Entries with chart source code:
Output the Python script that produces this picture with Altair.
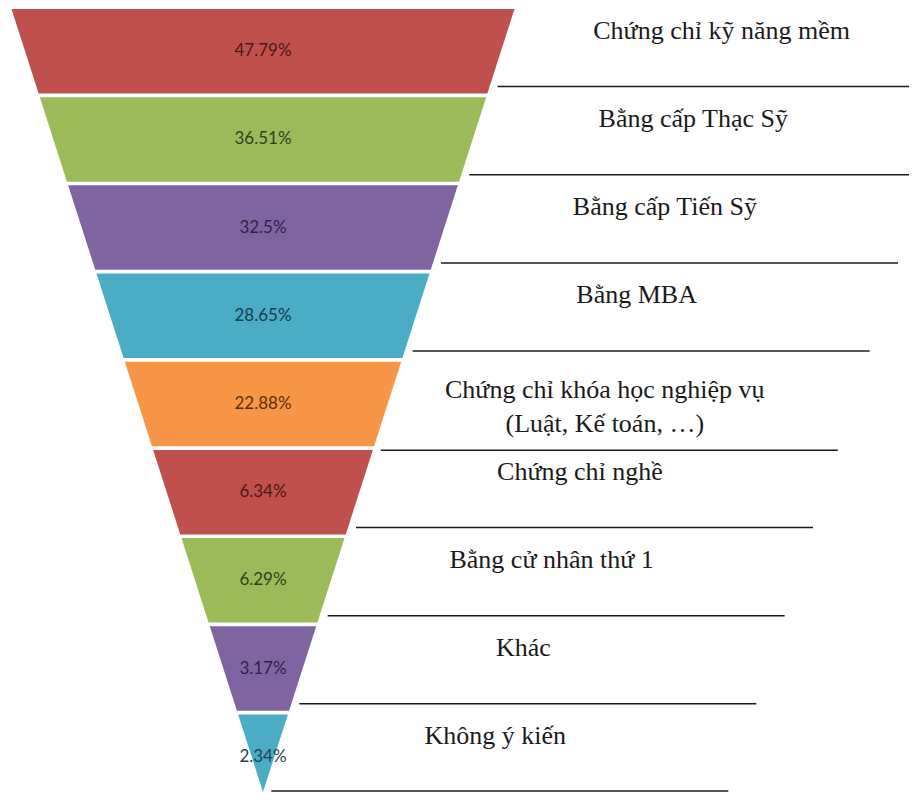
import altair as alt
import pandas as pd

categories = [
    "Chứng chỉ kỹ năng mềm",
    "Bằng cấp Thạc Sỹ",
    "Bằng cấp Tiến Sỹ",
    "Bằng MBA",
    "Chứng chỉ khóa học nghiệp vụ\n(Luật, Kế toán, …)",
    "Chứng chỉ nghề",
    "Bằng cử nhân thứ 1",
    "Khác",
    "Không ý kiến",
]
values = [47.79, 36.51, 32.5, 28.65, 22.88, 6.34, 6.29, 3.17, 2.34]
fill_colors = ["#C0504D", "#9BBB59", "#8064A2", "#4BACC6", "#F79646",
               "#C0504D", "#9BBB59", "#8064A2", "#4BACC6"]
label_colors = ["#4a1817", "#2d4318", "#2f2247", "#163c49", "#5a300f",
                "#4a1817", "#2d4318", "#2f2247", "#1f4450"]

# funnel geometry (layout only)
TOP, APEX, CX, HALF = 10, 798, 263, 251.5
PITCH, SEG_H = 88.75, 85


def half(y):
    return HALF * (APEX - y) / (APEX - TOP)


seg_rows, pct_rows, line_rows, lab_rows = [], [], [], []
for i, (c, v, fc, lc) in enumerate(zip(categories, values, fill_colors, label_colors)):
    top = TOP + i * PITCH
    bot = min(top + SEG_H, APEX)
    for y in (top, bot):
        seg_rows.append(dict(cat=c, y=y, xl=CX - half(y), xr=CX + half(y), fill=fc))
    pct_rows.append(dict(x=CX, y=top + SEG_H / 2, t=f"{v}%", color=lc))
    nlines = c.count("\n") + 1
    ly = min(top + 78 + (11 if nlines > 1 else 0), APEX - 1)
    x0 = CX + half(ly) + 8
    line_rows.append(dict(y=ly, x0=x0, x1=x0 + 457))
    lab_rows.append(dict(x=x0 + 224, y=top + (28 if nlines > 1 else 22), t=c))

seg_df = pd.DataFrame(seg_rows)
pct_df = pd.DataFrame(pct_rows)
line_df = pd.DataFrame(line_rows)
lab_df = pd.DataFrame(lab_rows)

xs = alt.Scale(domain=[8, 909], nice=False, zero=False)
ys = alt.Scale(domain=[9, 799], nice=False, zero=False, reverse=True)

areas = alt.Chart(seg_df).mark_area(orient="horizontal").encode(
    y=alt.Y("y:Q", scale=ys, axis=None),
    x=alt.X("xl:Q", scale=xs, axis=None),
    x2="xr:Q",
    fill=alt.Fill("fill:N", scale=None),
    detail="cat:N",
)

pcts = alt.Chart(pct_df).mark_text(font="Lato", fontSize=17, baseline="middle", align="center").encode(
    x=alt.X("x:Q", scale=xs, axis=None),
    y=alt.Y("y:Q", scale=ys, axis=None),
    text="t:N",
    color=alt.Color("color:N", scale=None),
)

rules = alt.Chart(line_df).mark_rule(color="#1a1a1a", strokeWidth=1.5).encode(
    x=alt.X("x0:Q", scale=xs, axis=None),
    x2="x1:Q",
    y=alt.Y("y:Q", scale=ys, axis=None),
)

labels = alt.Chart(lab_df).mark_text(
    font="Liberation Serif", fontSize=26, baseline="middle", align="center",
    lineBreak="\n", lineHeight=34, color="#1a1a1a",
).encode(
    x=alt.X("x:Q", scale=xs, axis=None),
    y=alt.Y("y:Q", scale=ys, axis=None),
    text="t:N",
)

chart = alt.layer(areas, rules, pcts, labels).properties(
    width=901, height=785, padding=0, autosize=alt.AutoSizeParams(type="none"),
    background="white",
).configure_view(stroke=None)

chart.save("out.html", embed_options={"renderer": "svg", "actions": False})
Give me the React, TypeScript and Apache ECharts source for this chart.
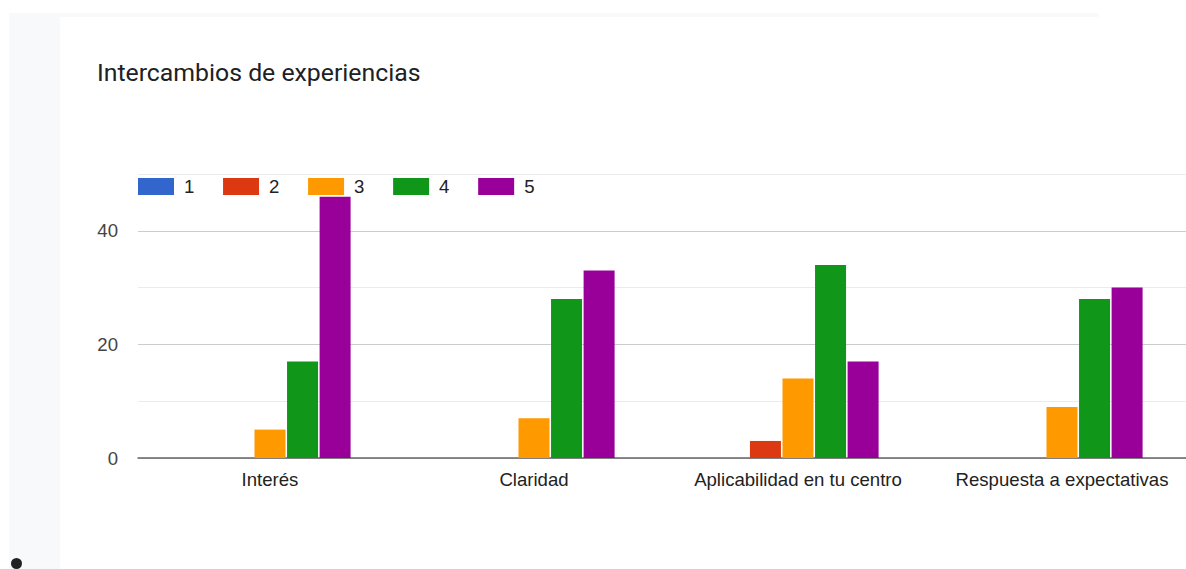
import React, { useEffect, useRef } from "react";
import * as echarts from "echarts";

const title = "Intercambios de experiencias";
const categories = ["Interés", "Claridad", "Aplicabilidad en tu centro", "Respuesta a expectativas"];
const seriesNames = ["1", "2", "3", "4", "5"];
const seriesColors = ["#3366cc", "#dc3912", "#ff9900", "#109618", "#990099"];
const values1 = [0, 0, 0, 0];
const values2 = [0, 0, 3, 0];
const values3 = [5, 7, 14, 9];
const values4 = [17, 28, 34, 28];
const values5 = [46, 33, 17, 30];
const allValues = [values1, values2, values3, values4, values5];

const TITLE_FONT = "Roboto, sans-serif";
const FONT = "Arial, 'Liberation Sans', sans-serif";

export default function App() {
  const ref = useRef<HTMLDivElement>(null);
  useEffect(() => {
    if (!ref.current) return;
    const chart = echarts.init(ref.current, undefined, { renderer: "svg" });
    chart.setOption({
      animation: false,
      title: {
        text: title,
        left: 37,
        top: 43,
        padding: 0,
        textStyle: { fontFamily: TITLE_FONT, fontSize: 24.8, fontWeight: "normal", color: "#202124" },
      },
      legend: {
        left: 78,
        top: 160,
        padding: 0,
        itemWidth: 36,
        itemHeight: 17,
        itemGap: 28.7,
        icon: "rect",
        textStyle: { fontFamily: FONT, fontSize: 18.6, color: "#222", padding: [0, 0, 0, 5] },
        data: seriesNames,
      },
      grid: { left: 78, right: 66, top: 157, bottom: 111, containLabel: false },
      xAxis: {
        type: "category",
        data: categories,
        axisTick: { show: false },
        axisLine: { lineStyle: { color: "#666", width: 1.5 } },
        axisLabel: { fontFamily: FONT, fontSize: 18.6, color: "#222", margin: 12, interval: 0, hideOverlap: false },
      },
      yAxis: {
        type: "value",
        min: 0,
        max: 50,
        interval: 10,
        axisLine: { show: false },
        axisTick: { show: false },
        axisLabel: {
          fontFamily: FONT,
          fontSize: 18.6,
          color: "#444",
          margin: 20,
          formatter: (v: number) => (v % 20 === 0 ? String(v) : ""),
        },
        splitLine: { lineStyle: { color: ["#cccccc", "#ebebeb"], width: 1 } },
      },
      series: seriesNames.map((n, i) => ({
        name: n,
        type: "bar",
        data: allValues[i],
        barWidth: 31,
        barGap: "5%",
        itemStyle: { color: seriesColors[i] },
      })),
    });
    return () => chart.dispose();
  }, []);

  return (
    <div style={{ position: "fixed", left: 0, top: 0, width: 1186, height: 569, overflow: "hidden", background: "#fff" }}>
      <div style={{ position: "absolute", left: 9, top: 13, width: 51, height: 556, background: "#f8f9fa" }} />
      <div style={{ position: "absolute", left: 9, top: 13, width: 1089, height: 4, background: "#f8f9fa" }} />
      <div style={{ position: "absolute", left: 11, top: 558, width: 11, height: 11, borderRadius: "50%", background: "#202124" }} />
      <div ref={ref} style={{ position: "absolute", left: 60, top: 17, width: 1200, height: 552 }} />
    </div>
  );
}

» **STATED PROBLEM**
Give an exact copy of the material, leaving out every picture.

» **SOLUTION TO THIS PROBLEM**
Output the Python script that produces this picture with Altair.
import altair as alt
import pandas as pd

categories = [
    "Chứng chỉ kỹ năng mềm",
    "Bằng cấp Thạc Sỹ",
    "Bằng cấp Tiến Sỹ",
    "Bằng MBA",
    "Chứng chỉ khóa học nghiệp vụ\n(Luật, Kế toán, …)",
    "Chứng chỉ nghề",
    "Bằng cử nhân thứ 1",
    "Khác",
    "Không ý kiến",
]
values = [47.79, 36.51, 32.5, 28.65, 22.88, 6.34, 6.29, 3.17, 2.34]
fill_colors = ["#C0504D", "#9BBB59", "#8064A2", "#4BACC6", "#F79646",
               "#C0504D", "#9BBB59", "#8064A2", "#4BACC6"]
label_colors = ["#4a1817", "#2d4318", "#2f2247", "#163c49", "#5a300f",
                "#4a1817", "#2d4318", "#2f2247", "#1f4450"]

# funnel geometry (layout only)
TOP, APEX, CX, HALF = 10, 798, 263, 251.5
PITCH, SEG_H = 88.75, 85


def half(y):
    return HALF * (APEX - y) / (APEX - TOP)


seg_rows, pct_rows, line_rows, lab_rows = [], [], [], []
for i, (c, v, fc, lc) in enumerate(zip(categories, values, fill_colors, label_colors)):
    top = TOP + i * PITCH
    bot = min(top + SEG_H, APEX)
    for y in (top, bot):
        seg_rows.append(dict(cat=c, y=y, xl=CX - half(y), xr=CX + half(y), fill=fc))
    pct_rows.append(dict(x=CX, y=top + SEG_H / 2, t=f"{v}%", color=lc))
    nlines = c.count("\n") + 1
    ly = min(top + 78 + (11 if nlines > 1 else 0), APEX - 1)
    x0 = CX + half(ly) + 8
    line_rows.append(dict(y=ly, x0=x0, x1=x0 + 457))
    lab_rows.append(dict(x=x0 + 224, y=top + (28 if nlines > 1 else 22), t=c))

seg_df = pd.DataFrame(seg_rows)
pct_df = pd.DataFrame(pct_rows)
line_df = pd.DataFrame(line_rows)
lab_df = pd.DataFrame(lab_rows)

xs = alt.Scale(domain=[8, 909], nice=False, zero=False)
ys = alt.Scale(domain=[9, 799], nice=False, zero=False, reverse=True)

areas = alt.Chart(seg_df).mark_area(orient="horizontal").encode(
    y=alt.Y("y:Q", scale=ys, axis=None),
    x=alt.X("xl:Q", scale=xs, axis=None),
    x2="xr:Q",
    fill=alt.Fill("fill:N", scale=None),
    detail="cat:N",
)

pcts = alt.Chart(pct_df).mark_text(font="Lato", fontSize=17, baseline="middle", align="center").encode(
    x=alt.X("x:Q", scale=xs, axis=None),
    y=alt.Y("y:Q", scale=ys, axis=None),
    text="t:N",
    color=alt.Color("color:N", scale=None),
)

rules = alt.Chart(line_df).mark_rule(color="#1a1a1a", strokeWidth=1.5).encode(
    x=alt.X("x0:Q", scale=xs, axis=None),
    x2="x1:Q",
    y=alt.Y("y:Q", scale=ys, axis=None),
)

labels = alt.Chart(lab_df).mark_text(
    font="Liberation Serif", fontSize=26, baseline="middle", align="center",
    lineBreak="\n", lineHeight=34, color="#1a1a1a",
).encode(
    x=alt.X("x:Q", scale=xs, axis=None),
    y=alt.Y("y:Q", scale=ys, axis=None),
    text="t:N",
)

chart = alt.layer(areas, rules, pcts, labels).properties(
    width=901, height=785, padding=0, autosize=alt.AutoSizeParams(type="none"),
    background="white",
).configure_view(stroke=None)

chart.save("out.html", embed_options={"renderer": "svg", "actions": False})
Give me the React, TypeScript and Apache ECharts source for this chart.
import React, { useEffect, useRef } from "react";
import * as echarts from "echarts";

const title = "Intercambios de experiencias";
const categories = ["Interés", "Claridad", "Aplicabilidad en tu centro", "Respuesta a expectativas"];
const seriesNames = ["1", "2", "3", "4", "5"];
const seriesColors = ["#3366cc", "#dc3912", "#ff9900", "#109618", "#990099"];
const values1 = [0, 0, 0, 0];
const values2 = [0, 0, 3, 0];
const values3 = [5, 7, 14, 9];
const values4 = [17, 28, 34, 28];
const values5 = [46, 33, 17, 30];
const allValues = [values1, values2, values3, values4, values5];

const TITLE_FONT = "Roboto, sans-serif";
const FONT = "Arial, 'Liberation Sans', sans-serif";

export default function App() {
  const ref = useRef<HTMLDivElement>(null);
  useEffect(() => {
    if (!ref.current) return;
    const chart = echarts.init(ref.current, undefined, { renderer: "svg" });
    chart.setOption({
      animation: false,
      title: {
        text: title,
        left: 37,
        top: 43,
        padding: 0,
        textStyle: { fontFamily: TITLE_FONT, fontSize: 24.8, fontWeight: "normal", color: "#202124" },
      },
      legend: {
        left: 78,
        top: 160,
        padding: 0,
        itemWidth: 36,
        itemHeight: 17,
        itemGap: 28.7,
        icon: "rect",
        textStyle: { fontFamily: FONT, fontSize: 18.6, color: "#222", padding: [0, 0, 0, 5] },
        data: seriesNames,
      },
      grid: { left: 78, right: 66, top: 157, bottom: 111, containLabel: false },
      xAxis: {
        type: "category",
        data: categories,
        axisTick: { show: false },
        axisLine: { lineStyle: { color: "#666", width: 1.5 } },
        axisLabel: { fontFamily: FONT, fontSize: 18.6, color: "#222", margin: 12, interval: 0, hideOverlap: false },
      },
      yAxis: {
        type: "value",
        min: 0,
        max: 50,
        interval: 10,
        axisLine: { show: false },
        axisTick: { show: false },
        axisLabel: {
          fontFamily: FONT,
          fontSize: 18.6,
          color: "#444",
          margin: 20,
          formatter: (v: number) => (v % 20 === 0 ? String(v) : ""),
        },
        splitLine: { lineStyle: { color: ["#cccccc", "#ebebeb"], width: 1 } },
      },
      series: seriesNames.map((n, i) => ({
        name: n,
        type: "bar",
        data: allValues[i],
        barWidth: 31,
        barGap: "5%",
        itemStyle: { color: seriesColors[i] },
      })),
    });
    return () => chart.dispose();
  }, []);

  return (
    <div style={{ position: "fixed", left: 0, top: 0, width: 1186, height: 569, overflow: "hidden", background: "#fff" }}>
      <div style={{ position: "absolute", left: 9, top: 13, width: 51, height: 556, background: "#f8f9fa" }} />
      <div style={{ position: "absolute", left: 9, top: 13, width: 1089, height: 4, background: "#f8f9fa" }} />
      <div style={{ position: "absolute", left: 11, top: 558, width: 11, height: 11, borderRadius: "50%", background: "#202124" }} />
      <div ref={ref} style={{ position: "absolute", left: 60, top: 17, width: 1200, height: 552 }} />
    </div>
  );
}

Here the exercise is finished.